We should salute his bravery. We should also deplore the longer-term consequences. Brooding over the years, Francis Maude has virtually come to blame the Tory political culture of the 1980's for his brother's death. This is adolescent, self-indulgent nonsense, except in one respect. Francis has a point, though it is not the one which he is trying to make. I remember the contortions which Tory spokesmen went through in the early 1980s to deny the obvious link between Aids and buggery. When Aids began, Willie Whitelaw was Home Secretary. It is tragic that there are no films of the briefings which civil servants gave him.

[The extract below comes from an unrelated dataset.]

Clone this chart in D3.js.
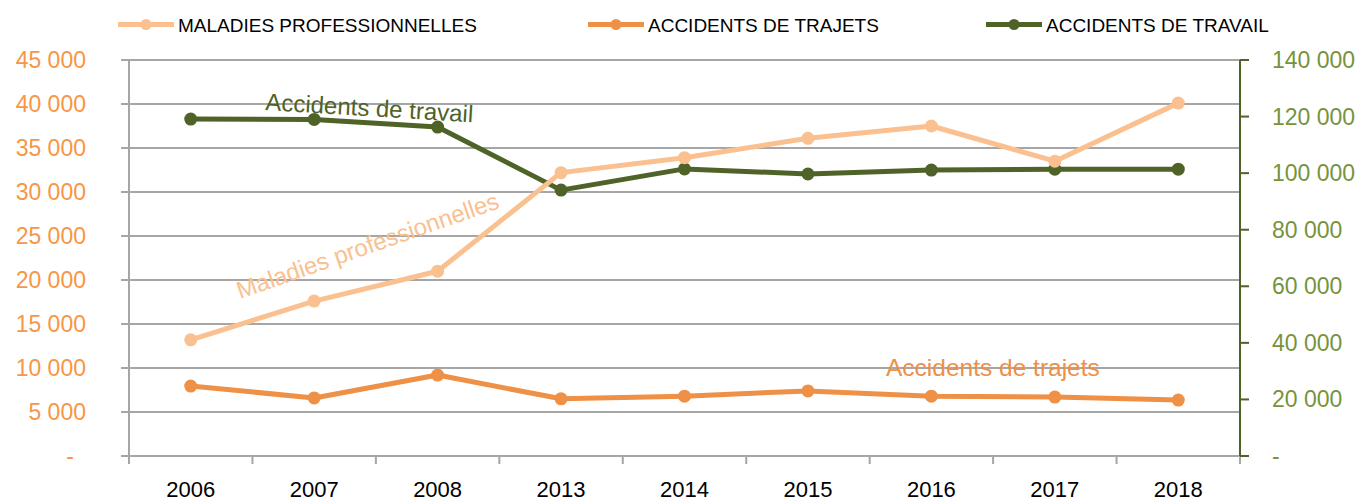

Willie, white-faced, aghast, as officials explained the details of sexual practices hitherto unknown to him - he was a Wykehamist, not an Etonian - which could give rise to Aids; among the greatest comic moments in British history. There is only one respect in which Willie Whitelaw and Margaret Thatcher could be held responsible for the death of Aids victims. If their government had denounced the health hazards of buggery as vehemently as other governments denounced nicotine, some victims might have been discouraged.

But Francis Maude seems to wish to take revenge for his family's problems on the Tory faithful. David Cameron wanted an "A" list in order to encourage women. Mr Maude wanted to use the "A" list to humiliate the traditional Tory party. Naturally enough, the Tory party kicked back. Francis Maude then panicked and said that there was no need for seats to adopt "mincing metrosexuals". It is hard to think of a sillier comment ever made by any serious politician.

The consequences are predictable. If Mr Maude continues to insult the Tory party, it will soon be as discreditable to be on the "A" list of Tory candidates as it is to be a millionaire donor to the Labour party.

The Young Master needs to learn a lesson from this. David Cameron must realise that it is not enough to have a clear vision. He must appoint subordinates who can carry it through. He needs a new Party Chairman.